• DATA BLOCK:
:::

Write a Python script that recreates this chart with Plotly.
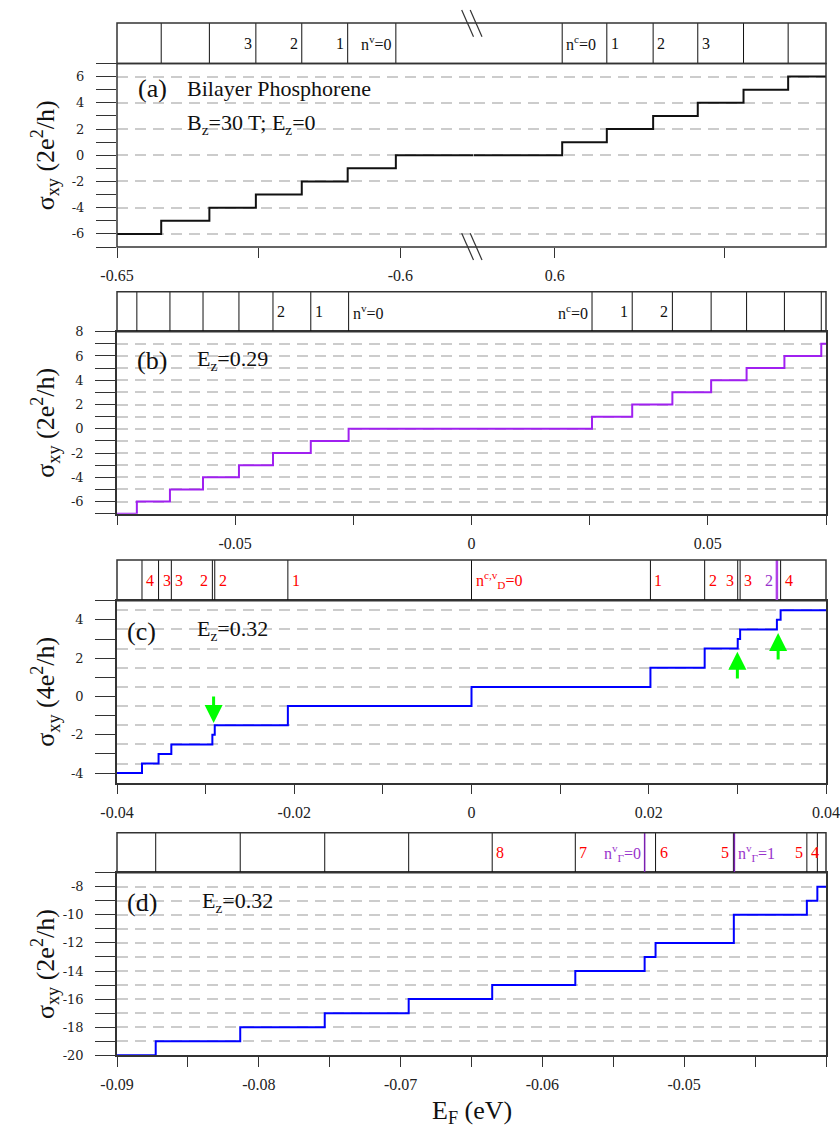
import plotly.graph_objects as go

W, H = 840, 1134

# ---------------- data ----------------
# (a) bilayer phosphorene, Bz = 30 T, Ez = 0  (broken energy axis)
a_levels_v = [-0.6422, -0.6337, -0.6255, -0.6174, -0.6093, -0.6008]
a_sigma_v = [-6, -5, -4, -3, -2, -1, 0]
a_levels_c = [0.6013, 0.6092, 0.6174, 0.6253, 0.6334, 0.6413]
a_sigma_c = [0, 1, 2, 3, 4, 5, 6]
a_range_left = [-0.65, -0.5871]
a_range_right = [0.5856, 0.648]
a_labels_v = [("3", 2), ("2", 3), ("1", 4), ("n<sup>v</sup>=0", 5)]      # text left of line
a_labels_c = [("n<sup>c</sup>=0", 0), ("1", 1), ("2", 2), ("3", 3)]      # text right of line

# (b) Ez = 0.29
b_levels = [-0.0708, -0.0638, -0.0568, -0.0492, -0.0420, -0.0340, -0.0260,
            0.0255, 0.0340, 0.0425, 0.0507, 0.0582, 0.0662, 0.0740]
b_sigma = [-7, -6, -5, -4, -3, -2, -1, 0, 1, 2, 3, 4, 5, 6, 7]
b_range = [-0.075, 0.075]
b_labels = [("2", 4, "R"), ("1", 5, "R"), ("n<sup>v</sup>=0", 6, "R"),
            ("n<sup>c</sup>=0", 7, "L"), ("1", 8, "L"), ("2", 9, "L")]

# (c) Ez = 0.32, units 4e^2/h
c_levels = [-0.03718, -0.03531, -0.03387, -0.02924, -0.02897, -0.02072, 0.0,
            0.02019, 0.02631, 0.03004, 0.03031, 0.03446, 0.03488]
c_sigma = [-4, -3.5, -3, -2.5, -2, -1.5, -0.5, 0.5, 1.5, 2.5, 3, 3.5, 4, 4.5]
c_range = [-0.04, 0.04]
c_purple_idx = [11]
c_labels = [("4", 0, "R", "red"), ("3", 1, "R", "red"), ("3", 2, "R", "red"),
            ("2", 3, "L", "red"), ("2", 4, "R", "red"), ("1", 5, "R", "red"),
            ("n<sup>c,v</sup><sub>D</sub>=0", 6, "R", "red"), ("1", 7, "R", "red"),
            ("2", 8, "R", "red"), ("3", 9, "L", "red"), ("3", 10, "R", "red"),
            ("2", 11, "L", "purple"), ("4", 12, "R", "red")]
c_arrow_x = [-0.0291, 0.0300, 0.0346]
c_arrow_tail = [0.08, 0.86, 1.85]
c_arrow_head = [-1.38, 2.34, 3.31]

# (d) Ez = 0.32
d_levels = [-0.08727, -0.08131, -0.07535, -0.06943, -0.06354, -0.05768, -0.05279,
            -0.05202, -0.04650, -0.04135, -0.04061]
d_sigma = [-20, -19, -18, -17, -16, -15, -14, -13, -12, -10, -9, -8]
d_range = [-0.09, -0.04]
d_strip_black = [-0.08727, -0.08131, -0.07535, -0.06943, -0.06354, -0.05768,
                 -0.05202, -0.04653, -0.04135, -0.04061]
d_strip_purple = [-0.05279, -0.04646]
d_labels = [("8", -0.06354, "R", "red"), ("7", -0.05768, "R", "red"),
            ("n<sup>v</sup><sub>Γ</sub>=0", -0.05279, "L", "purple"),
            ("6", -0.05202, "R", "red"), ("5", -0.04653, "L", "red"),
            ("n<sup>v</sup><sub>Γ</sub>=1", -0.04646, "R", "purple"),
            ("5", -0.04135, "L", "red"), ("4", -0.04135, "R", "red")]

# ---------------- styling ----------------
BLACK = "#111111"
PURPLE_LINE = "#A020F0"
BLUE = "#0000FF"
RED = "#FF0000"
PURPLE_TXT = "#9933CC"
GREEN = "#00FF00"
AXC = "#333333"
GRID = "#cccccc"
GRIDDASH = "11px,7px"
SERIF = "Liberation Serif"
COLORS = {"red": RED, "purple": PURPLE_TXT}


def px(x):
    return x / W


def py(y):
    return 1 - y / H


def dom(top, bottom):
    return [py(bottom), py(top)]


XL, XR, XB = px(117), px(826), px(473.5)
A_STRIP, A_PLOT = (23, 63.5), (63.5, 247)
B_STRIP, B_PLOT = (291.7, 331.7), (331.7, 513.7)
C_STRIP, C_PLOT = (560, 600.7), (600.7, 782.7)
D_STRIP, D_PLOT = (832.7, 872.7), (872.7, 1055.3)

fig = go.Figure()


def steps(levels, sigma, rng):
    return [rng[0]] + list(levels) + [rng[1]], list(sigma) + [sigma[-1]]


def vlines(levels):
    xs, ys = [], []
    for e in levels:
        xs += [e, e, None]
        ys += [0, 1, None]
    return xs, ys


def add_step(levels, sigma, rng, color, xa, ya):
    x, y = steps(levels, sigma, rng)
    fig.add_trace(go.Scatter(x=x, y=y, mode="lines", xaxis=xa, yaxis=ya,
                             line=dict(color=color, width=2, shape="hv"),
                             hoverinfo="skip", showlegend=False))


def add_vlines(levels, color, width, xa, ya):
    x, y = vlines(levels)
    fig.add_trace(go.Scatter(x=x, y=y, mode="lines", xaxis=xa, yaxis=ya,
                             line=dict(color=color, width=width),
                             hoverinfo="skip", showlegend=False))


# (a)
add_step(a_levels_v, a_sigma_v, a_range_left, BLACK, "x", "y")
add_step(a_levels_c, a_sigma_c, a_range_right, BLACK, "x2", "y")
add_vlines(a_levels_v, BLACK, 1, "x", "y2")
add_vlines(a_levels_c, BLACK, 1, "x2", "y2")
# (b)
add_step(b_levels, b_sigma, b_range, PURPLE_LINE, "x3", "y3")
add_vlines(b_levels, BLACK, 1, "x3", "y4")
# (c)
add_step(c_levels, c_sigma, c_range, BLUE, "x4", "y5")
add_vlines([e for i, e in enumerate(c_levels) if i not in c_purple_idx], BLACK, 1, "x4", "y6")
add_vlines([c_levels[i] for i in c_purple_idx], "#B040E8", 2.5, "x4", "y6")
# (d)
add_step(d_levels, d_sigma, d_range, BLUE, "x5", "y7")
add_vlines(d_strip_black, BLACK, 1, "x5", "y8")
add_vlines(d_strip_purple, "#7A1FB0", 1.5, "x5", "y8")

xtickfont = dict(family=SERIF, size=16, color="#222")
ytickfont = dict(family="DejaVu Serif", size=13, color="#222")


def xcfg(domain, rng, vals, texts, anchor, line=True):
    return dict(domain=domain, range=rng, anchor=anchor, tickmode="array",
                tickvals=vals, ticktext=texts, ticks="outside", ticklen=10,
                tickwidth=1, tickcolor=AXC, showgrid=False, zeroline=False,
                showline=line, mirror=line, linecolor=AXC, linewidth=1.5,
                tickfont=xtickfont, ticklabelstandoff=4, automargin=False)


def ycfg(domain, rng, vals, texts, anchor, grid=True, minor=None, line=True):
    d = dict(domain=domain, range=rng, anchor=anchor, tickmode="array",
             tickvals=vals, ticktext=texts, ticks="outside", ticklen=20,
             tickwidth=1, tickcolor=AXC, showgrid=grid, gridcolor=GRID,
             gridwidth=1.5, griddash=GRIDDASH, zeroline=False,
             showline=line, mirror=line, linecolor=AXC, linewidth=1.5,
             tickfont=ytickfont, ticklabelstandoff=9, automargin=False)
    if minor is not None:
        d["minor"] = minor
    return d


def even_labels(vals):
    return [str(int(v)) if int(v) % 2 == 0 else "" for v in vals]


def strip_axis(domain, anchor):
    return dict(domain=domain, range=[0, 1], anchor=anchor, visible=False,
                fixedrange=True, automargin=False)


ya_major = list(range(-6, 7, 2))
ya_minor = list(range(-7, 8, 2))
yb_vals = list(range(-7, 9))
yc_vals = list(range(-4, 6))
yc_grid = [v + 0.5 for v in range(-4, 5)]
yd_vals = list(range(-20, -6))

fig.update_layout(
    width=W, height=H, margin=dict(l=0, r=0, t=0, b=0, autoexpand=False),
    paper_bgcolor="white", plot_bgcolor="white", showlegend=False,
    xaxis=xcfg([XL, XB], a_range_left, [-0.65, -0.625, -0.6], ["-0.65", "", "-0.6"], "y", line=False),
    xaxis2=xcfg([XB, XR], a_range_right, [0.6, 0.63], ["0.6", ""], "y", line=False),
    yaxis=ycfg(dom(*A_PLOT), [-7, 7], ya_major, [str(v) for v in ya_major], "x",
               minor=dict(tickmode="array", tickvals=ya_minor, ticks="outside",
                          ticklen=20, tickcolor=AXC, showgrid=False), line=False),
    yaxis2=strip_axis(dom(*A_STRIP), "x"),
    xaxis3=xcfg([XL, XR], b_range, [-0.075, -0.05, -0.025, 0, 0.025, 0.05, 0.075],
                ["", "-0.05", "", "0", "", "0.05", ""], "y3"),
    yaxis3=ycfg(dom(*B_PLOT), [-7, 8], yb_vals, even_labels(yb_vals), "x3"),
    yaxis4=strip_axis(dom(*B_STRIP), "x3"),
    xaxis4=xcfg([XL, XR], c_range, [-0.04, -0.03, -0.02, -0.01, 0, 0.01, 0.02, 0.03, 0.04],
                ["-0.04", "", "-0.02", "", "0", "", "0.02", "", "0.04"], "y5"),
    yaxis5=ycfg(dom(*C_PLOT), [-4.5, 5], yc_vals, even_labels(yc_vals), "x4", grid=False,
                minor=dict(tickmode="array", tickvals=yc_grid, ticks="", showgrid=True,
                           gridcolor=GRID, gridwidth=1.5, griddash=GRIDDASH)),
    yaxis6=strip_axis(dom(*C_STRIP), "x4"),
    xaxis5=xcfg([XL, XR], d_range,
                [-0.09, -0.085, -0.08, -0.075, -0.07, -0.065, -0.06, -0.055, -0.05, -0.045, -0.04],
                ["-0.09", "", "-0.08", "", "-0.07", "", "-0.06", "", "-0.05", "", "-0.04"], "y7"),
    yaxis7=ycfg(dom(*D_PLOT), [-20, -7], yd_vals, even_labels(yd_vals), "x5"),
    yaxis8=strip_axis(dom(*D_STRIP), "x5"),
)

shapes = []
for top, bot in [A_PLOT, A_STRIP, B_STRIP, C_STRIP, D_STRIP]:
    shapes.append(dict(type="rect", xref="paper", yref="paper", x0=XL, x1=XR,
                       y0=py(bot), y1=py(top), line=dict(color=AXC, width=1.5)))
for yt, yb in [(10, 36.7), (233.3, 260)]:
    for dx in (0, 8.5):
        shapes.append(dict(type="line", xref="paper", yref="paper",
                           x0=px(461.7 + dx), x1=px(473.5 + dx), y0=py(yt), y1=py(yb),
                           line=dict(color=AXC, width=1.2)))
fig.update_layout(shapes=shapes)

ann = []


def sfont(c="#111"):
    return dict(family=SERIF, size=16, color=c)


def strip_label(text, xval, side, xa, ya, color="#111"):
    ann.append(dict(text=text, x=xval, y=0.5, xref=xa, yref=ya, showarrow=False,
                    xanchor="right" if side == "L" else "left", yanchor="middle",
                    xshift=-2 if side == "L" else 2, font=sfont(color)))


for t, i in a_labels_v:
    strip_label(t, a_levels_v[i], "L", "x", "y2")
for t, i in a_labels_c:
    strip_label(t, a_levels_c[i], "R", "x2", "y2")
for t, i, s in b_labels:
    strip_label(t, b_levels[i], s, "x3", "y4")
for t, i, s, c in c_labels:
    strip_label(t, c_levels[i], s, "x4", "y6", COLORS[c])
for t, e, s, c in d_labels:
    strip_label(t, e, s, "x5", "y8", COLORS[c])

for xa_, t_, h_ in zip(c_arrow_x, c_arrow_tail, c_arrow_head):
    ann.append(dict(x=xa_, y=h_, ax=xa_, ay=t_, xref="x4", yref="y5", axref="x4",
                    ayref="y5", text="", showarrow=True, arrowhead=2, arrowsize=1.2,
                    arrowwidth=3, arrowcolor=GREEN))


def text_at(text, x, y, size, anchor="left"):
    ann.append(dict(text=text, x=px(x), y=py(y), xref="paper", yref="paper",
                    showarrow=False, xanchor=anchor, yanchor="middle",
                    font=dict(family=SERIF, size=size, color="#111")))


text_at("(a)", 152, 88, 26, "center")
text_at("Bilayer Phosphorene", 185, 88, 22)
text_at("B<sub>z</sub>=30 T; E<sub>z</sub>=0", 185, 124, 22)
text_at("(b)", 152, 360, 26, "center")
text_at("E<sub>z</sub>=0.29", 195, 360, 22)
text_at("(c)", 141, 631, 26, "center")
text_at("E<sub>z</sub>=0.32", 195, 630, 22)
text_at("(d)", 142, 902, 26, "center")
text_at("E<sub>z</sub>=0.32", 200, 902, 22)

for (top, bot), unit in [(A_PLOT, "2"), (B_PLOT, "2"), (C_PLOT, "4"), (D_PLOT, "2")]:
    ann.append(dict(text="σ<sub>xy</sub> (" + unit + "e<sup>2</sup>/h)", x=px(45),
                    y=py((top + bot) / 2), xref="paper", yref="paper", showarrow=False,
                    textangle=-90, xanchor="center", yanchor="middle",
                    font=dict(family=SERIF, size=26, color="#111")))
ann.append(dict(text="E<sub>F</sub> (eV)", x=px(471.5), y=py(1112), xref="paper",
                yref="paper", showarrow=False, xanchor="center", yanchor="middle",
                font=dict(family=SERIF, size=26, color="#111")))

fig.update_layout(annotations=ann)
fig.write_html("out.html")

:::

• AIM: Go from the first line of the data above to the line containing "W, H = 840, 1134" and retype exactly those lines, both included, but none of the pictures.

• CORRECT RESPONSE:
Write a Python script that recreates this chart with Plotly.
import plotly.graph_objects as go

W, H = 840, 1134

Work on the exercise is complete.